A few days later we found out he’d had three ships torpedoed out from under him, and he told us when he went to hell, the devil was not going to put him in fire, rather the horned dude was going to stick him in North Atlantic sea water at a temperature of twenty degrees Fahrenheit. We also came to believe that he, at five foot four and one hundred twenty pounds, could have licked any one of us including the six-footer pluses we had. I always thought of him Brer Fox’s cousin from the tough side of town. He’d have gone in the briar patch and come back out scratched, ripped, and bleeding but holding Brer Bunny by the ears, and saying with a lopsided grin, “Glad you could come to dinner.”
Our company commander made a big impression on me the day I locked my key in my locker, and had to tell him. He brought the bolt cutter and snipped my lock. Then he said, “Turn around.” I did and he kneed me in the butt and lifted me a foot off the ground. I was five-six when I went into boot camp, but five-six and three quarters when I left.
Over my time in the Nav, I met a number of people who entered the service via a merchant marine academy, and they were all real sailors.
This whole experience, looking for a particular photo, brings to mind the story in the Bible of the widow who loses a penny and tears her house apart, and when she finds it, she is overjoyed, sets up a go-fund-me page, and throws a big block party to celebrate finding her penny.
I wonder how one sets up a go-fund-me page. I’m sure Mr. Google knows.

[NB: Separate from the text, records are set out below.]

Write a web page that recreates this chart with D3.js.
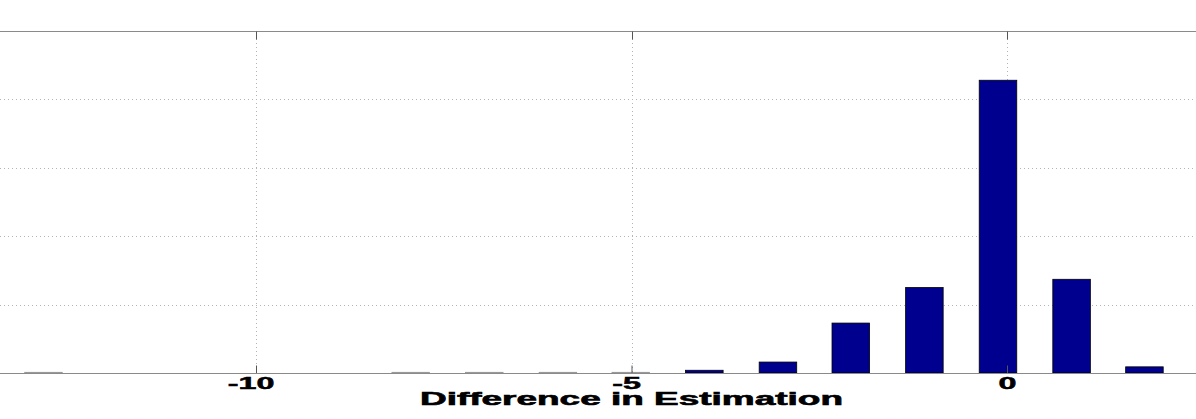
<!DOCTYPE html>
<html>
<head>
<meta charset="utf-8">
<script src="https://cdn.jsdelivr.net/npm/d3@7"></script>
<style>
  body { margin: 0; background: #fff; }
  svg { display: block; }
</style>
</head>
<body>
<div id="chart"></div>
<script>
// bin centres (difference) and counts
var binCenters = [-12.83, -7.94, -6.96, -5.98, -5.01, -4.03, -3.05, -2.08, -1.10, -0.12, 0.86, 1.83];
var counts     = [1, 1, 1, 1, 1, 4, 16, 73, 125, 428, 137, 9];
var xTicks = [-10, -5, 0];
var yTicks = [0, 100, 200, 300, 400, 500];
var barWidth = 0.5;

var width = 1196, height = 419;

var svg = d3.select("#chart")
    .append("svg")
    .attr("width", width)
    .attr("height", height);

// the axes run past the left and right edges of the picture
var x = d3.scaleLinear()
    .domain([-14, 3])
    .range([1007 - 14 * 75.1, 1007 + 3 * 75.1]);

var y = d3.scaleLinear()
    .domain([0, 500])
    .range([373, 31]);

var font = "Liberation Sans, Arial, sans-serif";

// horizontal grid
svg.append("g")
    .selectAll("line")
    .data(yTicks.slice(1, -1))
    .enter()
    .append("line")
    .attr("x1", 0)
    .attr("x2", width)
    .attr("y1", function(d) { return Math.round(y(d)) + 0.5; })
    .attr("y2", function(d) { return Math.round(y(d)) + 0.5; })
    .attr("stroke", "#b5b5b5")
    .attr("stroke-dasharray", "1,3");

// vertical grid
svg.append("g")
    .selectAll("line")
    .data(xTicks)
    .enter()
    .append("line")
    .attr("x1", function(d) { return Math.round(x(d)) + 0.5; })
    .attr("x2", function(d) { return Math.round(x(d)) + 0.5; })
    .attr("y1", y(500))
    .attr("y2", y(0))
    .attr("stroke", "#b5b5b5")
    .attr("stroke-dasharray", "1,3");

// bars
function tiny(i) { return y(0) - y(counts[i]) < 2; }

svg.append("g")
    .selectAll("rect")
    .data(binCenters)
    .enter()
    .append("rect")
    .attr("x", function(d) { return x(d - barWidth / 2); })
    .attr("width", x(barWidth) - x(0))
    .attr("y", function(d, i) { return y(counts[i]); })
    .attr("height", function(d, i) { return y(0) - y(counts[i]); })
    .attr("fill", function(d, i) { return tiny(i) ? "#999" : "#00008f"; })
    .attr("stroke", function(d, i) { return tiny(i) ? "#999" : "#000"; })
    .attr("stroke-width", 0.8);

// bottom axis
var bottomAxis = svg.append("g")
    .attr("transform", "translate(0," + (Math.round(y(0)) + 0.5) + ")")
    .call(d3.axisBottom(x).tickValues(xTicks).tickSize(0).tickFormat(d3.format("d")));
bottomAxis.select(".domain").remove();
bottomAxis.append("line")
    .attr("x1", 0).attr("x2", width)
    .attr("stroke", "#8a8a8a").attr("stroke-width", 1.2);
bottomAxis.selectAll(".tick line").remove();
bottomAxis.selectAll(".tick")
    .append("line")
    .attr("y1", 0).attr("y2", -8)
    .attr("stroke", "#555");
bottomAxis.selectAll(".tick text")
    .attr("dy", 0)
    .attr("y", 15.5)
    .attr("x", function(d) { return d < 0 ? -2.8 : 0; })
    .attr("transform", "scale(1.9,1)")
    .attr("fill", "#000")
    .attr("stroke", "#000")
    .attr("stroke-width", 0.5)
    .attr("font-family", font)
    .attr("font-weight", "bold")
    .attr("font-size", 17)
    .text(function(d) { return d < 0 ? "-" + Math.abs(d) : d; });

// top border with ticks
var topAxis = svg.append("g")
    .attr("transform", "translate(0," + (Math.round(y(500)) + 0.5) + ")");
topAxis.append("line")
    .attr("x1", 0).attr("x2", width)
    .attr("stroke", "#8a8a8a").attr("stroke-width", 1.2);
topAxis.selectAll(".tk")
    .data(xTicks)
    .enter()
    .append("line")
    .attr("x1", function(d) { return Math.round(x(d)) + 0.5; })
    .attr("x2", function(d) { return Math.round(x(d)) + 0.5; })
    .attr("y1", 0).attr("y2", 8)
    .attr("stroke", "#555");

// x label
svg.append("text")
    .attr("x", 420)
    .attr("y", 405)
    .attr("textLength", 423)
    .attr("lengthAdjust", "spacingAndGlyphs")
    .attr("font-family", font)
    .attr("font-weight", "bold")
    .attr("font-size", 18)
    .attr("fill", "#000")
    .attr("stroke", "#000")
    .attr("stroke-width", 0.6)
    .text("Difference in Estimation");
</script>
</body>
</html>
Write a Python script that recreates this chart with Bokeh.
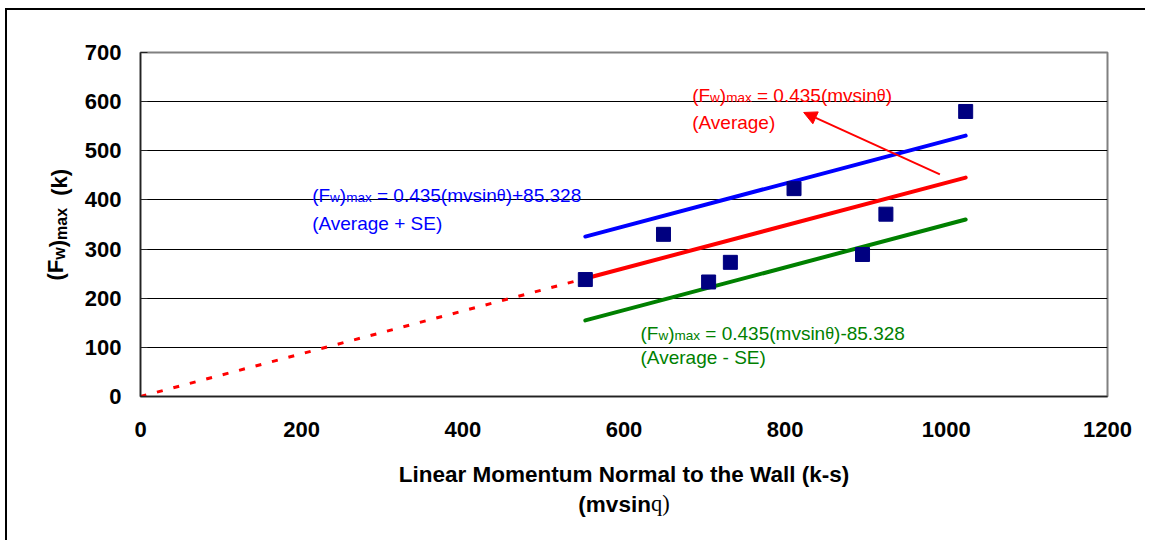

I wasn’t sure I could really spin the story I intended off Sydney’s photo. I resumed my hunt and found the year-book-like pub they sold us at the end of boot camp (Probably cost two-weeks’ pay, but worth it now). I thought maybe I’d stuck the photo in that book. Well, I did not find the picture of me, but I a lot of other pictures that swept memories free of cobwebs and dust. One was of our recruit company commander. He was a chief petty officer, and had been a merchant mariner in World War II. (I was in boot camp in 1959).
I remember being at some communal activity, probably scrubbing whites, on the concrete tables they had outside our barracks, with a personal scrub brush and a shared bucket of suds, when somebody said they found out our company commander had been in the merchant marine. “In the merchant marine, they are not real sailors,” the fellow said. Even as boot camp boots, we had to find a life form lower than we were.
A few days later we found out he’d had three ships torpedoed out from under him, and he told us when he went to hell, the devil was not going to put him in fire, rather the horned dude was going to stick him in North Atlantic sea water at a temperature of twenty degrees Fahrenheit. We also came to believe that he, at five foot four and one hundred twenty pounds, could have licked any one of us including the six-footer pluses we had. I always thought of him Brer Fox’s cousin from the tough side of town. He’d have gone in the briar patch and come back out scratched, ripped, and bleeding but holding Brer Bunny by the ears, and saying with a lopsided grin, “Glad you could come to dinner.”
Our company commander made a big impression on me the day I locked my key in my locker, and had to tell him. He brought the bolt cutter and snipped my lock. Then he said, “Turn around.” I did and he kneed me in the butt and lifted me a foot off the ground. I was five-six when I went into boot camp, but five-six and three quarters when I left.
Over my time in the Nav, I met a number of people who entered the service via a merchant marine academy, and they were all real sailors.
This whole experience, looking for a particular photo, brings to mind the story in the Bible of the widow who loses a penny and tears her house apart, and when she finds it, she is overjoyed, sets up a go-fund-me page, and throws a big block party to celebrate finding her penny.
I wonder how one sets up a go-fund-me page. I’m sure Mr. Google knows.